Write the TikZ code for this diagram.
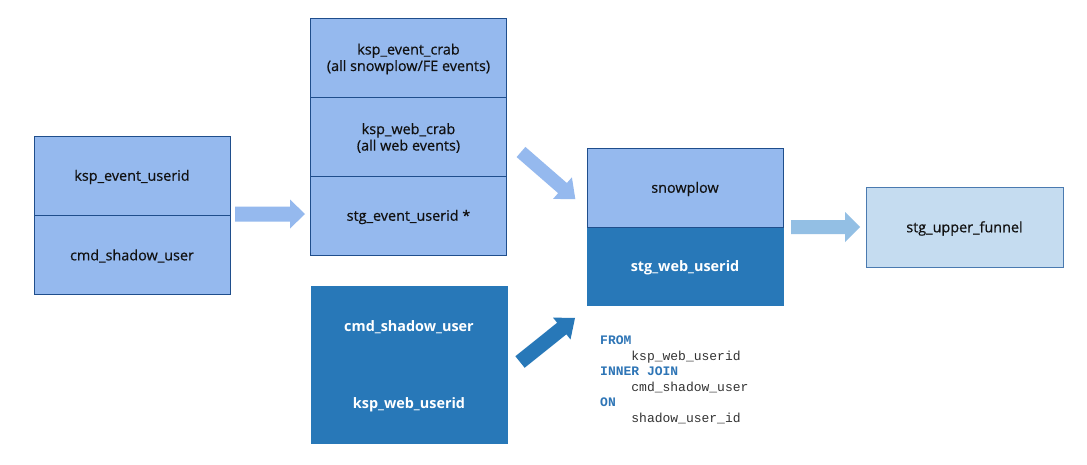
\documentclass[tikz,border=0pt]{standalone}
\usepackage{fontspec}
\setmainfont{Open Sans}
\setmonofont{Liberation Mono}
\newfontfamily\labelfont[FakeBold=0.5]{Open Sans}
\definecolor{lightc}{HTML}{95B9EE}
\definecolor{darkc}{HTML}{2878B8}
\definecolor{paleC}{HTML}{C5DCF0}
\definecolor{bordc}{HTML}{1F4E8C}
\definecolor{paleb}{HTML}{4A7AB0}
\definecolor{arrowpl}{HTML}{93BFE4}
\definecolor{txtc}{HTML}{111111}
\definecolor{kwc}{HTML}{2E75B6}
\definecolor{codec}{HTML}{333333}
% block arrow: start x, start y, angle, length, shaft half, head half, head length, colour
\newcommand\blockarrow[8]{%
  \begin{scope}[shift={(#1,#2)},rotate=#3]
    \fill[#8] (0,-#5) -- (#4-#7,-#5) -- (#4-#7,-#6) -- (#4,0)
      -- (#4-#7,#6) -- (#4-#7,#5) -- (0,#5) -- cycle;
  \end{scope}}
\begin{document}
\begin{tikzpicture}[x=1pt,y=-1pt,
  cell/.style={draw=bordc, line width=1pt, fill=lightc, minimum width=196pt,
    minimum height=79pt, inner sep=0pt, outer sep=0pt, align=center,
    text=txtc, font=\fontsize{14.4}{16.5}\selectfont\labelfont},
  darkcell/.style={draw=darkc, line width=0.6pt, fill=darkc, minimum width=196pt,
    minimum height=78.5pt, inner sep=0pt, outer sep=0pt, align=center,
    text=white, font=\fontsize{14.4}{16.5}\selectfont\bfseries},
  lbl/.style={inner sep=0pt, align=center, yshift=-1.5pt},
  codeline/.style={anchor=base west, inner sep=0pt, text=codec,
    font=\fontsize{13}{15.5}\selectfont\ttfamily},
  kw/.style={codeline, text=kwc, font=\fontsize{13}{15.5}\selectfont\ttfamily\bfseries}]
\useasboundingbox (0,0) rectangle (1087,464);
\fill[white] (0,0) rectangle (1087,464);

% source tables
\node[cell] (evuser) at (132,175.5) {};
\node[cell] (cmdsh) at (132,254.5) {};

% staging stack
\node[cell] (evcrab) at (408.5,57.5) {};
\node[cell] (webcrab) at (408.5,136.5) {};
\node[cell] (stgev) at (408.5,215.5) {};

% joined inputs
\node[darkcell] (cmddk) at (409,325.25) {};
\node[darkcell] (webdk) at (409,403.75) {};

% combined output
\node[darkcell] (stgweb) at (685,266.5) {};
\node[cell] (snow) at (685,187.5) {};

% final model
\node[cell, fill=paleC, draw=paleb, minimum width=197pt, minimum height=80pt] (funnel) at (964.5,227) {};

% labels inside the boxes
\begin{scope}[every node/.style={lbl, text=txtc, font=\fontsize{14.4}{16.5}\selectfont\labelfont}]
\node (tevuser) at (evuser) {ksp\_event\_userid};
\node (tcmdsh) at (cmdsh) {cmd\_shadow\_user};
\node (tevcrab) at (evcrab) {ksp\_event\_crab\\(all snowplow/FE events)};
\node (twebcrab) at (webcrab) {ksp\_web\_crab\\(all web events)};
\node (tstgev) at (stgev) {stg\_event\_userid *};
\node (tsnow) at (snow) {snowplow};
\node (tfunnel) at (funnel) {stg\_upper\_funnel};
\end{scope}
\begin{scope}[every node/.style={lbl, text=white, font=\fontsize{14.4}{16.5}\selectfont\bfseries}]
\node (tcmddk) at (cmddk) {cmd\_shadow\_user};
\node (twebdk) at (webdk) {ksp\_web\_userid};
\node (tstgweb) at (stgweb) {stg\_web\_userid};
\end{scope}

% flow arrows
\blockarrow{235}{214}{0}{70}{7.5}{14.5}{15}{lightc}
\blockarrow{521}{152}{-41}{72}{6.7}{14.3}{17}{lightc}
\blockarrow{520}{362}{38.7}{70.5}{7.4}{14}{17}{darkc}
\blockarrow{791}{227}{0}{69}{7}{15}{15}{arrowpl}

% join condition
\node[kw] (l1) at (600,344.5) {FROM};
\node[codeline] (l2) at (600,360) {\ \ \ \ ksp\_web\_userid};
\node[kw] (l3) at (600,375.5) {INNER JOIN};
\node[codeline] (l4) at (600,391) {\ \ \ \ cmd\_shadow\_user};
\node[kw] (l5) at (600,406.5) {ON};
\node[codeline] (l6) at (600,422) {\ \ \ \ shadow\_user\_id};
\end{tikzpicture}
\end{document}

-=-=-=-=-

Omit the pictures and give the material again, exactly and in full.

Write the TikZ code for this diagram.
\documentclass[tikz,border=0pt]{standalone}
\usepackage{fontspec}
\setmainfont{Open Sans}
\setmonofont{Liberation Mono}
\newfontfamily\labelfont[FakeBold=0.5]{Open Sans}
\definecolor{lightc}{HTML}{95B9EE}
\definecolor{darkc}{HTML}{2878B8}
\definecolor{paleC}{HTML}{C5DCF0}
\definecolor{bordc}{HTML}{1F4E8C}
\definecolor{paleb}{HTML}{4A7AB0}
\definecolor{arrowpl}{HTML}{93BFE4}
\definecolor{txtc}{HTML}{111111}
\definecolor{kwc}{HTML}{2E75B6}
\definecolor{codec}{HTML}{333333}
% block arrow: start x, start y, angle, length, shaft half, head half, head length, colour
\newcommand\blockarrow[8]{%
  \begin{scope}[shift={(#1,#2)},rotate=#3]
    \fill[#8] (0,-#5) -- (#4-#7,-#5) -- (#4-#7,-#6) -- (#4,0)
      -- (#4-#7,#6) -- (#4-#7,#5) -- (0,#5) -- cycle;
  \end{scope}}
\begin{document}
\begin{tikzpicture}[x=1pt,y=-1pt,
  cell/.style={draw=bordc, line width=1pt, fill=lightc, minimum width=196pt,
    minimum height=79pt, inner sep=0pt, outer sep=0pt, align=center,
    text=txtc, font=\fontsize{14.4}{16.5}\selectfont\labelfont},
  darkcell/.style={draw=darkc, line width=0.6pt, fill=darkc, minimum width=196pt,
    minimum height=78.5pt, inner sep=0pt, outer sep=0pt, align=center,
    text=white, font=\fontsize{14.4}{16.5}\selectfont\bfseries},
  lbl/.style={inner sep=0pt, align=center, yshift=-1.5pt},
  codeline/.style={anchor=base west, inner sep=0pt, text=codec,
    font=\fontsize{13}{15.5}\selectfont\ttfamily},
  kw/.style={codeline, text=kwc, font=\fontsize{13}{15.5}\selectfont\ttfamily\bfseries}]
\useasboundingbox (0,0) rectangle (1087,464);
\fill[white] (0,0) rectangle (1087,464);

% source tables
\node[cell] (evuser) at (132,175.5) {};
\node[cell] (cmdsh) at (132,254.5) {};

% staging stack
\node[cell] (evcrab) at (408.5,57.5) {};
\node[cell] (webcrab) at (408.5,136.5) {};
\node[cell] (stgev) at (408.5,215.5) {};

% joined inputs
\node[darkcell] (cmddk) at (409,325.25) {};
\node[darkcell] (webdk) at (409,403.75) {};

% combined output
\node[darkcell] (stgweb) at (685,266.5) {};
\node[cell] (snow) at (685,187.5) {};

% final model
\node[cell, fill=paleC, draw=paleb, minimum width=197pt, minimum height=80pt] (funnel) at (964.5,227) {};

% labels inside the boxes
\begin{scope}[every node/.style={lbl, text=txtc, font=\fontsize{14.4}{16.5}\selectfont\labelfont}]
\node (tevuser) at (evuser) {ksp\_event\_userid};
\node (tcmdsh) at (cmdsh) {cmd\_shadow\_user};
\node (tevcrab) at (evcrab) {ksp\_event\_crab\\(all snowplow/FE events)};
\node (twebcrab) at (webcrab) {ksp\_web\_crab\\(all web events)};
\node (tstgev) at (stgev) {stg\_event\_userid *};
\node (tsnow) at (snow) {snowplow};
\node (tfunnel) at (funnel) {stg\_upper\_funnel};
\end{scope}
\begin{scope}[every node/.style={lbl, text=white, font=\fontsize{14.4}{16.5}\selectfont\bfseries}]
\node (tcmddk) at (cmddk) {cmd\_shadow\_user};
\node (twebdk) at (webdk) {ksp\_web\_userid};
\node (tstgweb) at (stgweb) {stg\_web\_userid};
\end{scope}

% flow arrows
\blockarrow{235}{214}{0}{70}{7.5}{14.5}{15}{lightc}
\blockarrow{521}{152}{-41}{72}{6.7}{14.3}{17}{lightc}
\blockarrow{520}{362}{38.7}{70.5}{7.4}{14}{17}{darkc}
\blockarrow{791}{227}{0}{69}{7}{15}{15}{arrowpl}

% join condition
\node[kw] (l1) at (600,344.5) {FROM};
\node[codeline] (l2) at (600,360) {\ \ \ \ ksp\_web\_userid};
\node[kw] (l3) at (600,375.5) {INNER JOIN};
\node[codeline] (l4) at (600,391) {\ \ \ \ cmd\_shadow\_user};
\node[kw] (l5) at (600,406.5) {ON};
\node[codeline] (l6) at (600,422) {\ \ \ \ shadow\_user\_id};
\end{tikzpicture}
\end{document}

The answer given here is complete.